Column By: MARTY CZEKALA / RPW – LONG POND, PA – Denny Hamlin and Kyle Larson are close friends on and off the track. They race and help each other, give each other rides on plane trips to and from the track, and play golf together.
However, their relationship may need a mulligan after Sunday.
The two tangled with six laps remaining of Sunday’s Cup race at Pocono after Hamlin got inside of Larson for the lead on a restart and put him into the wall, giving Hamlin the win and ending Larson’s chance of a front spot.
After the racing slowed due to a Justin Haley wreck in turn two, Larson went up to him on the frontstretch and doored Hamlin.
“I’ve been cost a lot of good finishes by him throughout my career,” Larson said in his USA interview post-race. “I know he says I race a certain way. I don’t think I’ve ever had to apologize to him about anything. I am p***ed.”
The contact was easily shown on the cameras. As for Hamlin, he defended his move and said there was no contact.

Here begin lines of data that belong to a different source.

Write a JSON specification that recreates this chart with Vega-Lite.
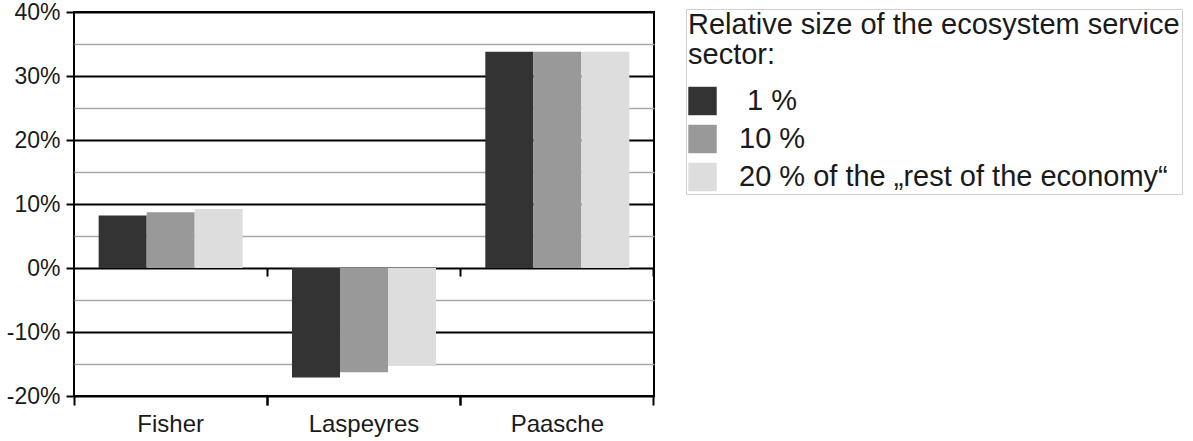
{
  "$schema": "https://vega.github.io/schema/vega-lite/v6.json",
  "autosize": "none",
  "width": 580,
  "height": 384,
  "padding": {"left": 74, "top": 12, "right": 539, "bottom": 45},
  "background": "white",
  "config": {
    "font": "Liberation Sans",
    "view": {"stroke": "#000000", "strokeWidth": 2}
  },
  "data": {
    "values": [
      {"index": "Fisher", "size": "1 %", "value": 8.2},
      {"index": "Fisher", "size": "10 %", "value": 8.7},
      {"index": "Fisher", "size": "20 % of the „rest of the economy“", "value": 9.2},
      {"index": "Laspeyres", "size": "1 %", "value": -17.1},
      {"index": "Laspeyres", "size": "10 %", "value": -16.3},
      {"index": "Laspeyres", "size": "20 % of the „rest of the economy“", "value": -15.3},
      {"index": "Paasche", "size": "1 %", "value": 33.8},
      {"index": "Paasche", "size": "10 %", "value": 33.8},
      {"index": "Paasche", "size": "20 % of the „rest of the economy“", "value": 33.8}
    ]
  },
  "resolve": {"axis": {"x": "independent"}},
  "layer": [
    {
      "mark": {"type": "bar"},
      "encoding": {
        "x": {
          "field": "index", "type": "nominal",
          "scale": {"paddingInner": 0.255, "paddingOuter": 0.1275},
          "axis": {"orient": "bottom", "title": null, "labelAngle": 0, "ticks": false, "domain": false, "grid": false,
                   "labelFontSize": 24, "labelColor": "#1a1a1a", "labelPadding": 16}
        },
        "xOffset": {
          "field": "size", "type": "nominal",
          "scale": {"paddingInner": 0, "paddingOuter": 0}
        },
        "y": {
          "field": "value", "type": "quantitative",
          "scale": {"domain": [-20, 40], "nice": false},
          "axis": {
            "title": null,
            "values": [-20, -15, -10, -5, 0, 5, 10, 15, 20, 25, 30, 35, 40],
            "labelExpr": "datum.value % 10 === 0 ? datum.value + '%' : ''",
            "labelFontSize": 23, "labelColor": "#1a1a1a", "labelPadding": 6,
            "domain": false,
            "tickSize": 8,
            "tickColor": {"condition": {"test": "datum.value % 10 === 0", "value": "#000000"}, "value": "rgba(0,0,0,0)"},
            "tickWidth": 2,
            "grid": true,
            "gridColor": {"condition": {"test": "datum.value % 10 === 0", "value": "#000000"}, "value": "#a6a6a6"},
            "gridWidth": {"condition": {"test": "datum.value % 10 === 0", "value": 2}, "value": 1.5},
            "gridOpacity": 1
          }
        },
        "color": {
          "field": "size", "type": "nominal",
          "scale": {"domain": ["1 %", "10 %", "20 % of the „rest of the economy“"], "range": ["#333333", "#999999", "#dddddd"]},
          "legend": {
            "orient": "none",
            "legendX": 612,
            "legendY": -3,
            "title": ["Relative size of the ecosystem service", "sector:"],
            "titleFontSize": 29,
            "titleFontWeight": "normal",
            "titleColor": "#1a1a1a",
            "titleLineHeight": 29.5,
            "titlePadding": 17,
            "titleLimit": 800,
            "labelFontSize": 29,
            "labelColor": "#1a1a1a",
            "labelOffset": 22,
            "labelLimit": 600,
            "labelExpr": "(datum.label === '1 %' || datum.value === '1 %') ? '\u200b\u00a01 %' : datum.label",
            "symbolType": "square",
            "symbolSize": 810,
            "symbolStrokeWidth": 0,
            "rowPadding": 8,
            "padding": 2,
            "strokeColor": "#d0d0d0",
            "fillColor": "white"
          }
        }
      }
    },
    {
      "mark": {"type": "bar", "opacity": 0},
      "encoding": {
        "x": {
          "field": "index", "type": "nominal",
          "axis": {"orient": "bottom", "title": null, "labels": false, "domain": false, "grid": false,
                   "bandPosition": -0.1711, "ticks": true, "tickSize": 9, "tickWidth": 2, "tickColor": "#000000"}
        }
      }
    },
    {
      "mark": {"type": "bar", "opacity": 0},
      "encoding": {
        "x": {
          "field": "index", "type": "nominal",
          "axis": {"orient": "bottom", "title": null, "labels": false, "domain": false, "grid": false,
                   "bandPosition": 1.1711, "ticks": true, "tickSize": 9, "tickWidth": 2, "tickColor": "#000000"}
        }
      }
    },
    {
      "mark": {"type": "bar", "opacity": 0},
      "encoding": {
        "x": {
          "field": "index", "type": "nominal",
          "axis": {"orient": "bottom", "title": null, "labels": false, "domain": false, "grid": false, "offset": -128,
                   "bandPosition": 1.1711, "ticks": true, "tickSize": 8, "tickWidth": 2, "tickColor": "#000000"}
        }
      }
    }
  ]
}
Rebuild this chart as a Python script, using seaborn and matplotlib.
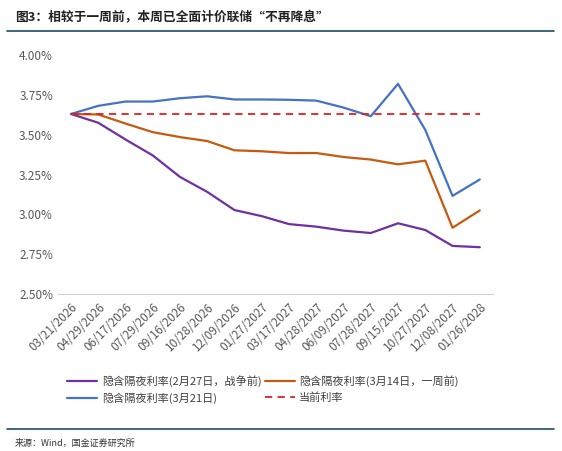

“I put the No. 5 in an aero situation. Didn’t touch either one,” said Hamlin in his post-race news conference. “How can you wreck someone you don’t touch? They make a decision to either let off the gas and race side by side or hit the gas and hit the wall. I mean, I put ’em to those decisions. I didn’t overshoot the corner. I was behind. I tried to get position on him, knew it was going to be tight off two, but always made sure I left a lane or more, more than a lane.”
Hamlin said something similar when he took the checkered flag first last year after putting Ross Chastain in the wall in the same spot. However, he was disqualified for failing the post-race inspection.
“We got position on him, and he just ran out of racetrack,” commented Hamlin last year.
This is not the first time either that the two have tangled. Back at Kansas in May, the two raced for the win on the final lap, and Hamlin barely nudged the quarter panel of Larson, forcing the No. 5 into the wall and giving Hamlin the win.
“He gets in the fence, comes off the fence, and I tag him in the left rear,” Hamlin claimed.
The two have both said it has not affected their relationship as friends.
“Yes, this makes things s***ty and awkward,” Larson stated. “You know, whatever. If he was to call me and say let’s go golf Wednesday, I’d probably go golf. He’s my buddy, but I’m obviously mad about the on-track stuff.”
When asked if he felt he raced with respect, Hamlin said, “We’re racing for the win. Are you s***ting me? I guarantee you, roles reversed, it goes the same way.”
That was not the only aggression on track today. On lap 107, Tyler Reddick and Austin Dillon got into it in turn one that sent Dillon hard into the outside wall after both were battling for position on the corner’s apex. The aftermath? Dillon threw his helmet at his former teammate, which Reddick could dodge.
On USA, Dillon said he must wreck more people to get his message across over the aggression. But why send the message on track?
“Everybody races each other like that,” Dillon told RPW. “At this point, I really don’t know. I thought I was doing the right thing, just going into the middle lane of the track. I wasn’t on the bottom. I was gonna hold the middle. He drove up into me. I’m p***ed about it because, from my perspective, I couldn’t see him. I know I was three wide, but my left front is in front of him. He drove in the corner deep enough to get me back. That was not possible with how I drove in the corner, and he wiped me out at the fastest part of the track.”
Dillon said on the radio he would be talking with Reddick; however, it is unknown if that conversation happened.
“The biggest thing is I’m glad he’s OK because that’s a big hit,” Reddick told Kelly Crandall of Racer.com. “We’re three wide, I’m trying to make it into the corner, and I had one plan of approach, and he had another, and unfortunately, just made contact.”
NASCAR confirmed they will review the helmet toss by Austin Dillon (i.e., walking on the track) and see if any penalties should be sanctioned against him.
But there was more, too. It took four restarts to get a green flag run in stage two! Especially during a time when this week, NASCAR warned drivers about playing games on restarts! Luckily, this was not the case for action when the action was driving hard into turn one. The first accident involved Joey Logano and Daniel Suarez, the second accident for Dillon’s first spin of the day, and the third for Larson getting turned.
Logano exited the care center after Larson’s yellow, as he tried to continue on track before calling it a day. The experienced veteran had a better idea of why there was a lot of aggressiveness today.
“Passing is tough,” Logano said to RPW. “Cars are equally matched. You see that all the time and track position is key. Why did you see the second-place car pit at the end of the stage and not take points? Because they knew how important track position was gonna be. That’s why I had to make an aggressive move down the center. That’s why everybody is making aggressive moves on the starts, and you eventually run out of real estate.”
This may be the new Pocono from now on.